Sunday, June 21, 2009

Traffic Light Demolition

That when you're driving down the road on a particularly windy day, the traffic light at an intersection snaps loose from the supporting cables and rockets Earthward just as you are rolling serenely beneath it.

The resulting carnage - because you're probably on a scooter or in a gas-efficient tiny SmartCar - is an unrecognizable mess of metal and blood. All intermingled with the fancy yellow paint from the side of the traffic light.

Wednesday, May 20, 2009

Tweeting Cliffhanger

That when you're writing and tweeting on the iPhone application for Tweetworks, you find a group that's all about people who walk and tweet at the same time. Unfortunately, this discovery coincides with your visit to the Grand Canyon and you become so engrossed in social media tools and items created by Mike Langford that you stroll unawares through the warning signs and over the cabling that guards the edge and plummet to the Colorado River below.

Sunday, May 10, 2009

Cat-Eye Cause for Alarm

That whilst you sleep, in a home newly populated by kittens (2), the scratching and rambunctious behavior of these kittens will draw them to your bedroom where they will dance around and on your body moving upward toward your mouth and face. Then, without provocation - because cats are evil - they will each pluck an eyeball from your head and run from the room meowing.

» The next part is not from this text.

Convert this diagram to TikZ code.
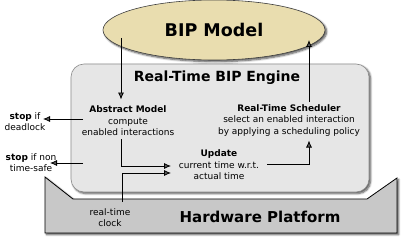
\documentclass[tikz,border=0pt]{standalone}
\usepackage{fontspec}
\setmainfont{DejaVu Sans}
\usetikzlibrary{arrows.meta,shapes.geometric,shadows.blur}
\definecolor{tan}{HTML}{E9DDAF}
\definecolor{engfill}{HTML}{E6E6E6}
\definecolor{hwfill}{HTML}{C8C8C8}
\tikzset{
  shad/.style={blur shadow={shadow xshift=1.6pt,shadow yshift=-1.6pt,shadow blur steps=6,shadow blur radius=2pt,shadow opacity=70}},
  lbl/.style={align=center,font=\fontsize{9}{11.5}\selectfont,inner sep=0pt},
  arr/.style={-{Latex[length=7pt,width=6pt]},line width=0.8pt},
}
\begin{document}
\begin{tikzpicture}[x=1pt,y=-1pt]
\useasboundingbox (0,0) rectangle (403,243);
% hardware platform
\path[shad,fill=hwfill,draw=black,line width=0.8pt]
  (45,177) -- (73,199) -- (367,199) -- (397,178) -- (397,233) -- (45,233) -- cycle;
% engine
\path[shad,fill=engfill,draw=black!45,line width=0.6pt,rounded corners=13pt]
  (71,64) rectangle (369,192);
% BIP model
\node[ellipse,shad,fill=tan,draw=black!75,line width=0.6pt,minimum width=222pt,minimum height=60pt,inner sep=0pt,
  font=\fontsize{17.5}{20}\selectfont\bfseries] (bip) at (214,30) {BIP Model};
% texts
\node[inner sep=0pt,font=\fontsize{14}{16}\selectfont\bfseries] (title) at (217,78) {Real-Time BIP Engine};
\node[inner sep=0pt,font=\fontsize{15}{17}\selectfont\bfseries] (hw) at (260,217) {Hardware Platform};
\node[lbl] (abs) at (128,121) {\textbf{Abstract Model}\\compute\\enabled interactions};
\node[lbl] (sched) at (289,120.5) {\textbf{Real-Time Scheduler}\\select an enabled interaction\\by applying a scheduling policy};
\node[lbl] (upd) at (219,165) {\textbf{Update}\\current time w.r.t.\\actual time};
\node[lbl] (stop1) at (25,121.5) {\textbf{stop} if\\deadlock};
\node[lbl] (stop2) at (31,162.5) {\textbf{stop} if non\\time-safe};
\node[lbl] (clock) at (110,217.5) {real-time\\clock};
% coordinates
\coordinate (a1s) at (121,38);
\coordinate (a1e) at (121,99.5);
\coordinate (a2s) at (309,102);
\coordinate (a2e) at (309,40);
\coordinate (a3s) at (83,119);
\coordinate (a3e) at (43,119);
\coordinate (a4s) at (83,163);
\coordinate (a4e) at (50,163);
\coordinate (a5s) at (121,139);
\coordinate (a5e) at (171,166);
\coordinate (a6s) at (122,202);
\coordinate (a6e) at (171,173);
\coordinate (a7s) at (267,164);
\coordinate (a7e) at (309,140.5);
% arrows
\draw[arr] (a1s) -- (a1e);
\draw[arr] (a2s) -- (a2e);
\draw[arr] (a3s) -- (a3e);
\draw[arr] (a4s) -- (a4e);
\draw[arr] (a5s) |- (a5e);
\draw[arr] (a6s) |- (a6e);
\draw[arr] (a7s) -| (a7e);
\end{tikzpicture}
\end{document}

Thursday, February 05, 2009

Wing Ding

That when the pilot on the plane says they're just waiting for the mechanical crew to look at a slight issue with the wing, you might find yourself at 30,000 feet watching that same wing float gently away from the body of the plane causing you to plummet to a not-so-soft collision with the earth.

Sunday, January 11, 2009

Threshold Black Hole

That while walking back to your hotel room you fumble your key and it bounces once on the rug and then darts under the door to another room in the hall.

Further, that when you dive for the bouncing card you bump your head and can't remember which door your key went under, what room you're supposed to be in, or what you're even doing in Arkansas wearing a swimsuit in the middle of March.